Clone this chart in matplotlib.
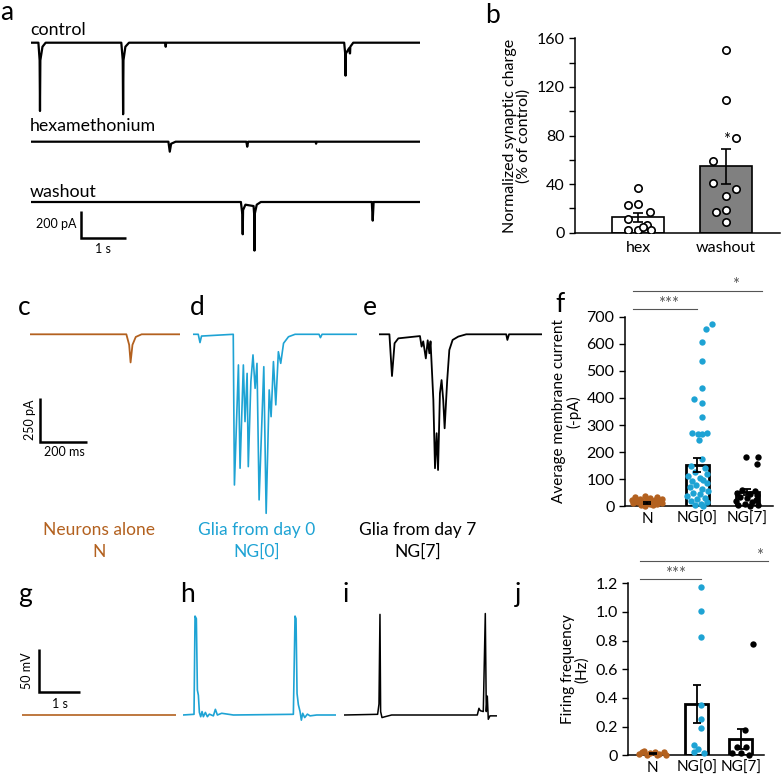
import numpy as np
import matplotlib
matplotlib.use("Agg")
import matplotlib.pyplot as plt

plt.rcParams['font.family'] = ['Lato', 'DejaVu Sans']

BROWN = '#b3611f'
BLUE = '#1ea3d4'

# ---- panel a: traces (s, pA) ----
CONTROL_T = [0, 0.17, 0.197, 0.205, 0.213, 0.26, 0.33, 2.0, 2.032, 2.04, 2.048, 2.09, 2.17,
             2.97, 2.98, 2.99, 6.92, 6.942, 6.95, 6.958, 7.03, 7.045, 7.05, 7.055, 7.12, 8.59]
CONTROL_I = [0, 0, -130, -506, -130, -30, 0, 0, -130, -530, -130, -30, 0,
             0, -30, 0, 0, -80, -244, -80, -40, -79, -79, -30, 0, 0]
HEX_T = [0, 3.04, 3.07, 3.1, 3.2, 4.76, 4.78, 4.8, 6.29, 6.3, 6.31, 8.59]
HEX_I = [0, 0, -74, -15, 0, 0, -37, 0, 0, -15, 0, 0]
WASH_T = [0, 4.64, 4.672, 4.68, 4.688, 4.74, 4.92, 4.935, 4.94, 4.945, 4.99, 5.08,
          7.53, 7.55, 7.57, 8.59]
WASH_I = [0, 0, -90, -239, -60, -20, -30, -100, -360, -90, -20, 0, 0, -138, 0, 0]

# ---- panel b ----
B_GROUPS = ['hex', 'washout']
B_MEANS = [12.6, 54.6]
B_SEM = [3.5, 14.6]
HEX_PTS = [37, 23, 24, 17, 11.5, 6, 2, 2, 4.5, 2]
HEX_OFF = [0, -0.11, 0, 0.13, -0.11, 0.1, -0.11, 0, 0.06, 0.15]
WASH_PTS = [150, 109, 78, 59, 41, 36, 30.5, 17, 19, 8.5]
WASH_OFF = [0, 0, 0.11, -0.15, -0.15, 0.11, 0, -0.12, 0, 0]

# ---- panels c, d, e: traces (ms, pA) ----
C_T = [0, 410, 422, 428, 436, 450, 475, 639]
C_I = [0, 0, -60, -160, -60, -15, 0, 0]
D_T = [0, 21, 28.5, 35, 170, 175, 192, 199, 213, 220, 229, 234, 245, 254, 263, 271, 280,
       300, 310, 323, 331, 341, 351, 362, 372, 384, 405, 433, 535, 541, 548, 696]
D_I = [0, 0, -47, -10, 0, -856, -174, -761, -174, -496, -222, -752, -269, -117, -307, -165,
       -941, -184, -1017, -316, -468, -155, -401, -99, -165, -51, -14, 0, 0, -19, 0, 0]
E_T = [0, 43, 54, 65, 81, 173, 180, 187, 198, 206, 213, 218, 230, 237, 244, 250, 258, 265,
       272, 278, 289, 298, 312, 336, 370, 540, 545, 552, 691]
E_I = [0, 0, -237, -51, -23, -10, -70, -40, -137, -34, -108, -40, -373, -761, -562, -771,
       -335, -260, -373, -534, -260, -89, -32, -13, 0, 0, -32, 0, 0]

# ---- panel f ----
GROUPS = ['N', 'NG[0]', 'NG[7]']
F_MEANS = [12, 152, 53]
F_SEM = [3, 25, 12]
F_N = [38, 35, 33, 30, 28, 27, 25, 24, 22, 20, 19, 18, 16, 14, 12, 10, 8, 6, 4, 2]
F_N_OFF = [-0.05, 0.2, -0.25, 0.05, 0.3, -0.15, 0.15, -0.3, 0.0, 0.25, -0.1, 0.1, -0.2,
           0.3, -0.28, 0.05, 0.2, -0.12, 0.12, -0.05]
F_NG0 = [672, 653, 608, 535, 438, 396, 383, 328, 272, 267, 268, 270, 244, 176, 150, 140,
         128, 120, 112, 105, 98, 92, 85, 78, 70, 64, 58, 50, 44, 38, 32, 26, 20, 15, 10, 5, 2]
F_NG0_OFF = [0.3, 0.18, 0.1, 0.1, 0.1, -0.06, 0.1, 0.1, -0.1, 0.02, 0.1, 0.2, 0.03, 0.1,
             -0.12, 0.15, -0.05, 0.2, -0.18, 0.05, 0.12, -0.1, 0.2, -0.02, -0.15, 0.1, 0.22,
             -0.08, 0.05, -0.2, 0.15, 0.0, -0.12, 0.2, 0.08, -0.05, 0.12]
F_NG7 = [182, 182, 155, 60, 55, 50, 45, 40, 35, 30, 25, 20, 15, 10, 5, 3, 0]
F_NG7_OFF = [-0.03, 0.22, 0.2, -0.1, 0.15, -0.2, 0.05, 0.2, -0.15, 0.0, 0.18, -0.22,
             0.1, -0.05, 0.22, -0.18, 0.05]

# ---- panels g, h, i: traces (ms, mV) ----
G_T = [0, 3760]
G_V = [0, 0]
H_T = [0, 276, 301, 333, 358, 382, 407, 439, 472, 504, 553, 602, 650, 748, 797, 846, 951,
       1236, 2699, 2740, 2764, 2789, 2821, 2862, 2894, 2927, 2976, 3041, 3106, 3268, 3740]
H_V = [0, 0.8, 115, 112, 29, 23, 3, -2, 4, -2, 3, -2, 1, -1, 6.6, 0, 2, 0, 0.8, 115, 112,
       25, 12, 4, -6, 2, -3, 1, -1, 0, 0]
I_T = [0, 813, 846, 870, 886, 919, 992, 1154, 3244, 3284, 3317, 3390, 3439, 3463, 3488,
       3512, 3553, 3732]
I_V = [0, 0.8, 12.8, 117, 4, -3, -2, 0, 0, 7.8, 5, 4, 118, 4, 22, -5, -1, -1]

# ---- panel j ----
J_MEANS = [0.01, 0.356, 0.114]
J_SEM = [0.004, 0.132, 0.07]
J_N = [0.03, 0.025, 0.02, 0.015, 0.01, 0.01, 0.005, 0.0, 0.0, 0.02]
J_N_OFF = [-0.2, 0.05, 0.25, -0.05, 0.15, -0.3, 0.3, -0.12, 0.1, -0.25]
J_NG0 = [1.172, 1.005, 0.828, 0.349, 0.251, 0.19, 0.07, 0.045, 0.02, 0.019]
J_NG0_OFF = [0.09, 0.09, 0.09, 0.09, 0.09, 0.09, -0.05, 0.04, -0.06, 0.17]
J_NG7 = [0.777, 0.174, 0.06, 0.06, 0.019, 0.019, 0.0]
J_NG7_OFF = [0.27, 0.09, -0.09, 0.11, -0.2, 0.01, 0.19]

W, H = 781, 776
fig = plt.figure(figsize=(W / 100, H / 100), dpi=100)


def px_axes(left, top, width, height):
    return fig.add_axes([left / W, 1 - (top + height) / H, width / W, height / H])


def ftext(x, y, s, **kw):
    fig.text(x / W, 1 - y / H, s, **kw)


def trace(t, v, x0, base, t_per_px, v_per_px, color, lw=1.2):
    t = np.asarray(t, float)
    v = np.asarray(v, float)
    vhi = max(v.max(), 0) + 3 * v_per_px
    vlo = v.min() - 3 * v_per_px
    ax = px_axes(x0, base - vhi / v_per_px, t.max() / t_per_px, (vhi - vlo) / v_per_px)
    ax.plot(t, v, color=color, lw=lw, solid_joinstyle='round')
    ax.set_xlim(0, t.max())
    ax.set_ylim(vlo, vhi)
    ax.axis('off')


def scale_bar(x0, y0, t_len, v_len, t_per_px, v_per_px):
    w, h = t_len / t_per_px, v_len / v_per_px
    ax = px_axes(x0, y0 - h, w, h)
    ax.plot([0, 0, t_len], [v_len, 0, 0], color='black', lw=1.8,
            solid_joinstyle='miter', solid_capstyle='butt', clip_on=False)
    ax.set_xlim(0, t_len)
    ax.set_ylim(0, v_len)
    ax.axis('off')


def letter(x, y, s, va='baseline'):
    ftext(x, y, s, fontsize=19, va=va, ha='left')


# panel a
A_TPP, A_VPP = 1 / 45.3, 200 / 27
trace(CONTROL_T, CONTROL_I, 30.7, 42.7, A_TPP, A_VPP, 'black', 1.6)
trace(HEX_T, HEX_I, 30.7, 141.7, A_TPP, A_VPP, 'black', 1.6)
trace(WASH_T, WASH_I, 30.7, 202, A_TPP, A_VPP, 'black', 1.6)
scale_bar(80.7, 237.7, 1, 200, A_TPP, A_VPP)
ftext(30, 30, 'control', fontsize=12.8, va='center')
ftext(30, 126, 'hexamethonium', fontsize=12.8, va='center')
ftext(30, 192, 'washout', fontsize=12.8, va='center')
ftext(77, 224, '200 pA', fontsize=9, ha='right', va='center')
ftext(103, 249, '1 s', fontsize=9, ha='center', va='center')
letter(0, 0, 'a', va='top')

# panel b
ax = px_axes(575, 38.3, 205, 194.4)
ax.bar([0, 1], B_MEANS, width=0.59, color=['white', '#808080'], edgecolor='black',
       linewidth=1.2, zorder=1)
ax.errorbar([0, 1], B_MEANS, yerr=B_SEM, fmt='none', ecolor='black', elinewidth=1.2,
            capsize=3.5, capthick=1.2, zorder=3)
for i, (pts, off) in enumerate([(HEX_PTS, HEX_OFF), (WASH_PTS, WASH_OFF)]):
    ax.scatter(i + np.asarray(off), pts, s=28, facecolor='white', edgecolor='black',
               linewidth=1.2, zorder=4)
ax.text(1.0, 70, '*', ha='center', va='bottom', fontsize=12)
ax.set_xlim(-0.716, 1.61)
ax.set_ylim(0, 160)
ax.set_yticks(np.arange(0, 161, 40))
ax.set_yticks(np.arange(20, 160, 40), minor=True)
ax.set_xticks([0, 1])
ax.set_xticklabels(B_GROUPS)
ax.spines[['top', 'right']].set_visible(False)
for s in ['left', 'bottom']:
    ax.spines[s].set_linewidth(1.1)
ax.tick_params(axis='x', length=0, labelsize=11.5, pad=6)
ax.tick_params(axis='y', which='both', length=4, width=1, labelsize=11.5)
ax.set_ylabel('Normalized synaptic charge\n(% of control)', fontsize=11.5, linespacing=1.0)
letter(485, 22.7, 'b')

# panels c, d, e
C_TPP, C_VPP = 200 / 47, 250 / 44
trace(C_T, C_I, 30, 334.3, C_TPP, C_VPP, BROWN, 1.3)
trace(D_T, D_I, 193.3, 334.3, C_TPP, C_VPP, BLUE, 1.2)
trace(E_T, E_I, 379.3, 334.3, C_TPP, C_VPP, 'black', 1.3)
scale_bar(40, 442, 200, 250, C_TPP, C_VPP)
ftext(30, 420, '250 pA', fontsize=9, rotation=90, ha='center', va='center')
ftext(64, 452, '200 ms', fontsize=9, ha='center', va='center')
ftext(99, 530, 'Neurons alone', fontsize=12.5, color=BROWN, ha='center', va='center')
ftext(99, 552, 'N', fontsize=12.5, color=BROWN, ha='center', va='center')
ftext(257, 530, 'Glia from day 0', fontsize=12.5, color=BLUE, ha='center', va='center')
ftext(257, 552, 'NG[0]', fontsize=12.5, color=BLUE, ha='center', va='center')
ftext(418, 530, 'Glia from day 7', fontsize=12.5, color='black', ha='center', va='center')
ftext(418, 552, 'NG[7]', fontsize=12.5, color='black', ha='center', va='center')
letter(18, 315, 'c')
letter(190, 315, 'd')
letter(363, 315, 'e')


def group_panel(rect, xlim, ylim, ticks, ticklabels, means, sem, pts, width, ylabel):
    ax = px_axes(*rect)
    x = np.arange(3)
    ax.bar(x, means, width=width, color='white', edgecolor='black', linewidth=2, zorder=1)
    for i, (vals, off, col) in enumerate(pts):
        ax.scatter(i + np.asarray(off), vals, s=21, color=col, linewidth=0, zorder=3,
                   clip_on=False)
    ax.errorbar(x, means, yerr=sem, fmt='none', ecolor='black', elinewidth=1.3,
                capsize=3, capthick=1.3, zorder=4)
    ax.set_xlim(*xlim)
    ax.set_ylim(*ylim)
    ax.set_yticks(ticks)
    ax.set_yticklabels(ticklabels)
    ax.set_xticks(x)
    ax.set_xticklabels(GROUPS)
    ax.spines[['top', 'right']].set_visible(False)
    for s in ['left', 'bottom']:
        ax.spines[s].set_linewidth(1.1)
    ax.tick_params(axis='x', length=0, labelsize=11, pad=4)
    ax.tick_params(axis='y', length=4, width=1, labelsize=11.5)
    ax.set_ylabel(ylabel, fontsize=11, linespacing=1.0)
    return ax


def sig(ax, x1, x2, y, label, tx, ty):
    ax.plot([x1, x2], [y, y], color='#555555', lw=0.8, clip_on=False)
    ax.text(tx, ty, label, ha='center', va='center', fontsize=12, color='#555555')


# panel f
ax = group_panel((625, 316.7, 148, 189.6), (-0.44, 2.52), (0, 700),
                 np.arange(0, 701, 100), [str(v) for v in range(0, 701, 100)],
                 F_MEANS, F_SEM,
                 [(F_N, F_N_OFF, BROWN), (F_NG0, F_NG0_OFF, BLUE), (F_NG7, F_NG7_OFF, 'black')],
                 0.46, 'Average membrane current\n(-pA)')
sig(ax, -0.28, 1.0, 727, '***', 0.44, 748)
sig(ax, -0.28, 2.29, 795, '*', 1.77, 816)
letter(555, 312, 'f')

# panels g, h, i
G_TPP, G_VPP = 1000 / 41, 50 / 43
trace(G_T, G_V, 21.7, 715, G_TPP, G_VPP, BROWN, 1.2)
trace(H_T, H_V, 182.7, 715, G_TPP, G_VPP, BLUE, 1.2)
trace(I_T, I_V, 344.3, 715, G_TPP, G_VPP, 'black', 1.1)
scale_bar(39, 692.3, 1000, 50, G_TPP, G_VPP)
ftext(27, 671, '50 mV', fontsize=9, rotation=90, ha='center', va='center')
ftext(60, 704, '1 s', fontsize=9, ha='center', va='center')
letter(18, 602, 'g')
letter(180, 602, 'h')
letter(342, 602, 'i')

# panel j
ax = group_panel((628, 583.3, 136, 172), (-0.56, 2.53), (0, 1.2),
                 np.arange(0, 1.21, 0.2), ['0', '0.2', '0.4', '0.6', '0.8', '1.0', '1.2'],
                 J_MEANS, J_SEM,
                 [(J_N, J_N_OFF, BROWN), (J_NG0, J_NG0_OFF, BLUE), (J_NG7, J_NG7_OFF, 'black')],
                 0.52, 'Firing frequency\n(Hz)')
sig(ax, -0.29, 1.1, 1.23, '***', 0.51, 1.262)
sig(ax, -0.29, 2.62, 1.356, '*', 2.42, 1.39)
letter(515, 602, 'j')

fig.savefig('out.png', dpi=100)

##############################

SET TASK: Transcribe exactly, with no pictures, the lines running from the first line of the material through the line holding "BLUE = '#1ea3d4'".

RESULT OF THE TASK:
Clone this chart in matplotlib.
import numpy as np
import matplotlib
matplotlib.use("Agg")
import matplotlib.pyplot as plt

plt.rcParams['font.family'] = ['Lato', 'DejaVu Sans']

BROWN = '#b3611f'
BLUE = '#1ea3d4'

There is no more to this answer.